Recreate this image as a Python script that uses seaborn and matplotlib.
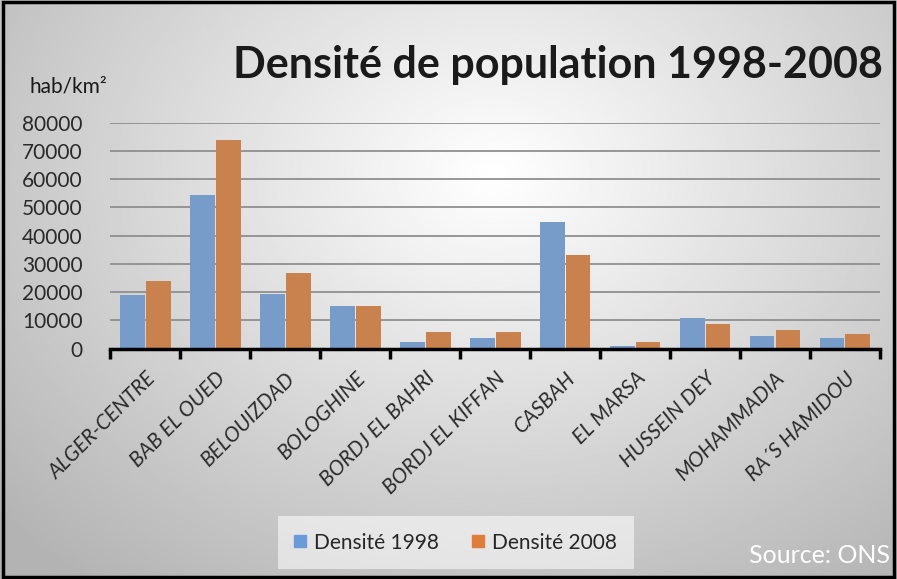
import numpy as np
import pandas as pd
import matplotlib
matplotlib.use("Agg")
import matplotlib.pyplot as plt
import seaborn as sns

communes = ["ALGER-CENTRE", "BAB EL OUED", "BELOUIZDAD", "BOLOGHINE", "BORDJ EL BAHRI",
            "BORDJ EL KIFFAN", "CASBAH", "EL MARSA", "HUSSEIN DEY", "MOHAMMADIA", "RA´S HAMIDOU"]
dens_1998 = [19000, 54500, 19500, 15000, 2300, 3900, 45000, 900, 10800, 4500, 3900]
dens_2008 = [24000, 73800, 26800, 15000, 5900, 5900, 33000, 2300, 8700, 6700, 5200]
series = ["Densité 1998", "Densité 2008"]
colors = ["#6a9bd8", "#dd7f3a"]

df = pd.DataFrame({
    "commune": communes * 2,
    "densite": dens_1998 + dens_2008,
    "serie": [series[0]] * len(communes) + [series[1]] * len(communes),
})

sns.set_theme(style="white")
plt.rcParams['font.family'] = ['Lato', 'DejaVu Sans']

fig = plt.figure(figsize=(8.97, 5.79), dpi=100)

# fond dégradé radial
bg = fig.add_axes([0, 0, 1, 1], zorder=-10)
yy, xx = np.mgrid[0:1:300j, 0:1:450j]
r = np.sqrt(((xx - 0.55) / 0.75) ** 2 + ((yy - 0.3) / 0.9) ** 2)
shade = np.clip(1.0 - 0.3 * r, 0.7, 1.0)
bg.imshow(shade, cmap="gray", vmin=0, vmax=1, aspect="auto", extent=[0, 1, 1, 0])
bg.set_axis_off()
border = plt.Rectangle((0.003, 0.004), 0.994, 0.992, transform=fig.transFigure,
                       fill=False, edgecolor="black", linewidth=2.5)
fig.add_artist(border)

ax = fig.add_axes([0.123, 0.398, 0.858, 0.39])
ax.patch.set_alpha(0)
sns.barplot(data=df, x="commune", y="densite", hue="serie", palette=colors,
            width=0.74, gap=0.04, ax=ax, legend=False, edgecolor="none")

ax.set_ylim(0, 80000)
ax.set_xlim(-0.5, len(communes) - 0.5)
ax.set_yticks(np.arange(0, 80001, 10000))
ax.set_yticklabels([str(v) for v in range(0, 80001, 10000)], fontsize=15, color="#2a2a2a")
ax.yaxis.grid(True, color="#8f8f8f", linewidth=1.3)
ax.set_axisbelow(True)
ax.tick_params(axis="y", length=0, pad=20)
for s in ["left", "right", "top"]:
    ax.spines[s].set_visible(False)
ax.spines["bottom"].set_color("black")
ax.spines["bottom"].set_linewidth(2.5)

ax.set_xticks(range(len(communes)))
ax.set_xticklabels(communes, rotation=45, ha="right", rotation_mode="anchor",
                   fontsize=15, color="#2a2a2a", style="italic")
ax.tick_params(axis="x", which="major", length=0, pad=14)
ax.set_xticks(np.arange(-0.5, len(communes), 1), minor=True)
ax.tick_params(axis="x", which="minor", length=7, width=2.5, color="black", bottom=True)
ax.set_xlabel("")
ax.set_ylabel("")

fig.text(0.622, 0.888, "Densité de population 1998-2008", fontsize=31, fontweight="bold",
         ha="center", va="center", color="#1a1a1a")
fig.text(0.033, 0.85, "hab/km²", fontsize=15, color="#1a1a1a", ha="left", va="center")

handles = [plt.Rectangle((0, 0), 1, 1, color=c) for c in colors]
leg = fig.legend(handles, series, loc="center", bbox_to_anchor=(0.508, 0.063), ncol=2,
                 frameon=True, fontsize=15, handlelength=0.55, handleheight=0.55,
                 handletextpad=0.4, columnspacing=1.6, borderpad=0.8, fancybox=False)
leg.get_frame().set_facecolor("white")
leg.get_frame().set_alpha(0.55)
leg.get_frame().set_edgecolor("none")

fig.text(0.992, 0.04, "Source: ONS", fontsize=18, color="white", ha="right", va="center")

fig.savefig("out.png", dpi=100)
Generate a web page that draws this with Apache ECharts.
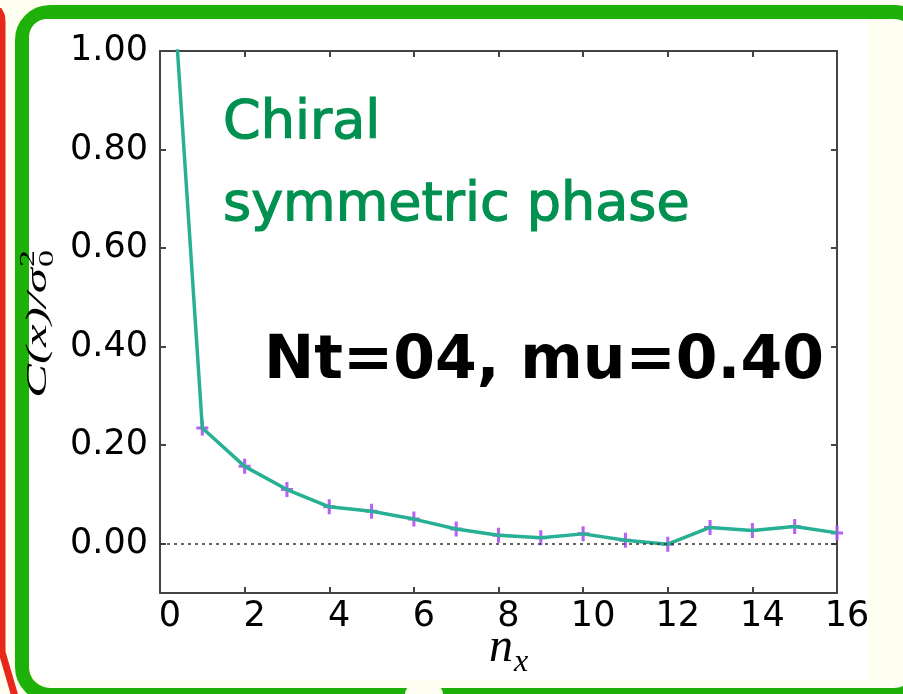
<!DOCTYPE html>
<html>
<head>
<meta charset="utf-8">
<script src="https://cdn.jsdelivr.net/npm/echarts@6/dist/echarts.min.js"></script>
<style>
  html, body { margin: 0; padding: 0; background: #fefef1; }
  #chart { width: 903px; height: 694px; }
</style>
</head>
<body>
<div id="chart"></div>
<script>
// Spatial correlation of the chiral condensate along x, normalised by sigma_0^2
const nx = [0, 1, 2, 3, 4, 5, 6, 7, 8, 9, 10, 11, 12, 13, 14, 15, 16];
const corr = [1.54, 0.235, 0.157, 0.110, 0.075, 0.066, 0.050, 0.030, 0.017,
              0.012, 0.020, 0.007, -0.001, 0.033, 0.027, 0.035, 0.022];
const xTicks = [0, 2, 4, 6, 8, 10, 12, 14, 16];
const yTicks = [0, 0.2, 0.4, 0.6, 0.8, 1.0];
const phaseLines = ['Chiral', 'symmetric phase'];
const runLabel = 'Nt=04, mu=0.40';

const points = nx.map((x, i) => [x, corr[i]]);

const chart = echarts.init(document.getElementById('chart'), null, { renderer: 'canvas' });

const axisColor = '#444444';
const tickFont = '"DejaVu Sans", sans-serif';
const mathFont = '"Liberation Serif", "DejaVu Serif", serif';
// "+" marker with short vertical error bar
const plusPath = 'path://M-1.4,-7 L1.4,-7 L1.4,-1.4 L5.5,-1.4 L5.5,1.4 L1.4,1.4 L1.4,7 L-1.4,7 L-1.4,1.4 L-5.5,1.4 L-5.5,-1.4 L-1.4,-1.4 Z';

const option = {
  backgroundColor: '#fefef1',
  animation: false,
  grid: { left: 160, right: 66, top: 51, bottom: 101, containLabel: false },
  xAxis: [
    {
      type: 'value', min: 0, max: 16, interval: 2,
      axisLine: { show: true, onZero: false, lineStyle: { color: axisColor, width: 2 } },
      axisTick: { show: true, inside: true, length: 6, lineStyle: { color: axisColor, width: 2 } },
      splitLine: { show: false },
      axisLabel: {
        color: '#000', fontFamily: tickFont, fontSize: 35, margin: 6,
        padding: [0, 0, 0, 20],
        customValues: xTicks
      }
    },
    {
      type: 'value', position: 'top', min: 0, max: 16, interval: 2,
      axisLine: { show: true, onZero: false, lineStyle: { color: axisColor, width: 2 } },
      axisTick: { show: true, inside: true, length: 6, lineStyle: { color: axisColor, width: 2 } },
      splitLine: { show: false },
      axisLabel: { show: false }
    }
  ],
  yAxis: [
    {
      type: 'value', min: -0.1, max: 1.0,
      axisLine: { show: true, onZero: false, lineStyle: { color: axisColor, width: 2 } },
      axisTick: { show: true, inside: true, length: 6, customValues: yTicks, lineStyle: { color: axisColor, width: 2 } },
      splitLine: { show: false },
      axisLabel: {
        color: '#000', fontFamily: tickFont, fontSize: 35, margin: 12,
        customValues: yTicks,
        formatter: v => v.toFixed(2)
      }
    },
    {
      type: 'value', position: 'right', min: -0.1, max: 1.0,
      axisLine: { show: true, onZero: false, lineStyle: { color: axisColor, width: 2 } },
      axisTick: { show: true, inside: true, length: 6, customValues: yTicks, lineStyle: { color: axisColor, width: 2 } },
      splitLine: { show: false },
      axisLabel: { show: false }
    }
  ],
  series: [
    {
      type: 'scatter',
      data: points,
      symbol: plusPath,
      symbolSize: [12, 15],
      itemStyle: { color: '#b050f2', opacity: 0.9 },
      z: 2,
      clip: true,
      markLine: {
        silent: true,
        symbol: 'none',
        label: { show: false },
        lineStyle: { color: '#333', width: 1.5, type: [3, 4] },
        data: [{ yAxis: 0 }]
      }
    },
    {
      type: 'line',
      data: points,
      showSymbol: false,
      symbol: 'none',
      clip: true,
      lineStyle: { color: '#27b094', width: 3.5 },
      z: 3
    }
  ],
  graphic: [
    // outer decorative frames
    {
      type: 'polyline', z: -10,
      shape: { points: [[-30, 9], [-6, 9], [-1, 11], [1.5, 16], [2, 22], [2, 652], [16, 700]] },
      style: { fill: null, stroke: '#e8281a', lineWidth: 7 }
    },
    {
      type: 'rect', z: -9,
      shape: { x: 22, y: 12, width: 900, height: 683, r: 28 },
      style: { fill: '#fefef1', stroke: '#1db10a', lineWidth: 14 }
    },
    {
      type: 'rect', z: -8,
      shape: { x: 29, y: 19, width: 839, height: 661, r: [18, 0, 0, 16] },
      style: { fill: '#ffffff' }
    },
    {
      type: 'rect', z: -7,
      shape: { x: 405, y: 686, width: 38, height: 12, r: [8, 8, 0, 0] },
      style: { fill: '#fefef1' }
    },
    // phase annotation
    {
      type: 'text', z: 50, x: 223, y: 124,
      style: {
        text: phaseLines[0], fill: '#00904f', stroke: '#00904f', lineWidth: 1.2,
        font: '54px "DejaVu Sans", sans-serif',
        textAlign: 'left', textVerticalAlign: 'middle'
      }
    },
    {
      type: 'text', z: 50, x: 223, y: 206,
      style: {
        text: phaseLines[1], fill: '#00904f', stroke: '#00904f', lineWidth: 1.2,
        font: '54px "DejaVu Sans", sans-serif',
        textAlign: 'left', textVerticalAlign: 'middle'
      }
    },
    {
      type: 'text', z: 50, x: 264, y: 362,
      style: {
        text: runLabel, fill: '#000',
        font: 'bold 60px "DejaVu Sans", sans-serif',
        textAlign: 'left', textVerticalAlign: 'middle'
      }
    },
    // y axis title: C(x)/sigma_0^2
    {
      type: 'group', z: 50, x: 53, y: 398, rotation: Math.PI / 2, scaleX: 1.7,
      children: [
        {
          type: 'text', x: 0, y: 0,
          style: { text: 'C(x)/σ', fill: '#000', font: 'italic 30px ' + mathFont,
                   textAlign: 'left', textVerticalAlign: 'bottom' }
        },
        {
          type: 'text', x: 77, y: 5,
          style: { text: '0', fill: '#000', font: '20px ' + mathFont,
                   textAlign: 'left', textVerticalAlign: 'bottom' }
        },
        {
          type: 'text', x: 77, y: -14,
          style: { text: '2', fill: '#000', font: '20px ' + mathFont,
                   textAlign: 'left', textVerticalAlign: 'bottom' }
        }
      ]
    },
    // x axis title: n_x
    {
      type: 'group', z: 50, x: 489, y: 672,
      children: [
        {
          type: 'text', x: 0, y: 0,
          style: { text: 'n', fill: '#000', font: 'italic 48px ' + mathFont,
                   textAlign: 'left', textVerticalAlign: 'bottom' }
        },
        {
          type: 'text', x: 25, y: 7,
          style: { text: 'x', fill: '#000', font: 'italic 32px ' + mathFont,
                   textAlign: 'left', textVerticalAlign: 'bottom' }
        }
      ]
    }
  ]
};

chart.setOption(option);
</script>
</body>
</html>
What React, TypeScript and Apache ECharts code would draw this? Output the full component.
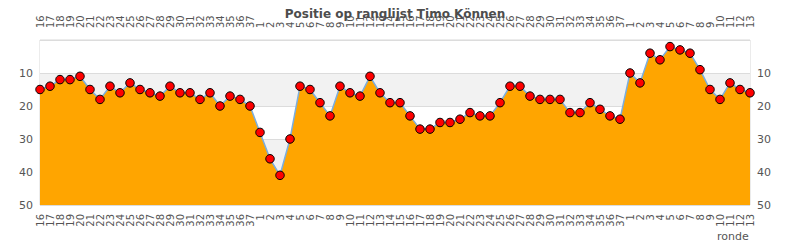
┄┄┄┄┄┄┄┄┄┄┄┄┄┄┄┄┄┄┄┄
### What the exercise asks
Write out, word for word, the lines from the start of the data through the one holding "fig.add_artist(border)". Omit pictures.

### Exercise result
Recreate this image as a Python script that uses seaborn and matplotlib.
import numpy as np
import pandas as pd
import matplotlib
matplotlib.use("Agg")
import matplotlib.pyplot as plt
import seaborn as sns

communes = ["ALGER-CENTRE", "BAB EL OUED", "BELOUIZDAD", "BOLOGHINE", "BORDJ EL BAHRI",
            "BORDJ EL KIFFAN", "CASBAH", "EL MARSA", "HUSSEIN DEY", "MOHAMMADIA", "RA´S HAMIDOU"]
dens_1998 = [19000, 54500, 19500, 15000, 2300, 3900, 45000, 900, 10800, 4500, 3900]
dens_2008 = [24000, 73800, 26800, 15000, 5900, 5900, 33000, 2300, 8700, 6700, 5200]
series = ["Densité 1998", "Densité 2008"]
colors = ["#6a9bd8", "#dd7f3a"]

df = pd.DataFrame({
    "commune": communes * 2,
    "densite": dens_1998 + dens_2008,
    "serie": [series[0]] * len(communes) + [series[1]] * len(communes),
})

sns.set_theme(style="white")
plt.rcParams['font.family'] = ['Lato', 'DejaVu Sans']

fig = plt.figure(figsize=(8.97, 5.79), dpi=100)

# fond dégradé radial
bg = fig.add_axes([0, 0, 1, 1], zorder=-10)
yy, xx = np.mgrid[0:1:300j, 0:1:450j]
r = np.sqrt(((xx - 0.55) / 0.75) ** 2 + ((yy - 0.3) / 0.9) ** 2)
shade = np.clip(1.0 - 0.3 * r, 0.7, 1.0)
bg.imshow(shade, cmap="gray", vmin=0, vmax=1, aspect="auto", extent=[0, 1, 1, 0])
bg.set_axis_off()
border = plt.Rectangle((0.003, 0.004), 0.994, 0.992, transform=fig.transFigure,
                       fill=False, edgecolor="black", linewidth=2.5)
fig.add_artist(border)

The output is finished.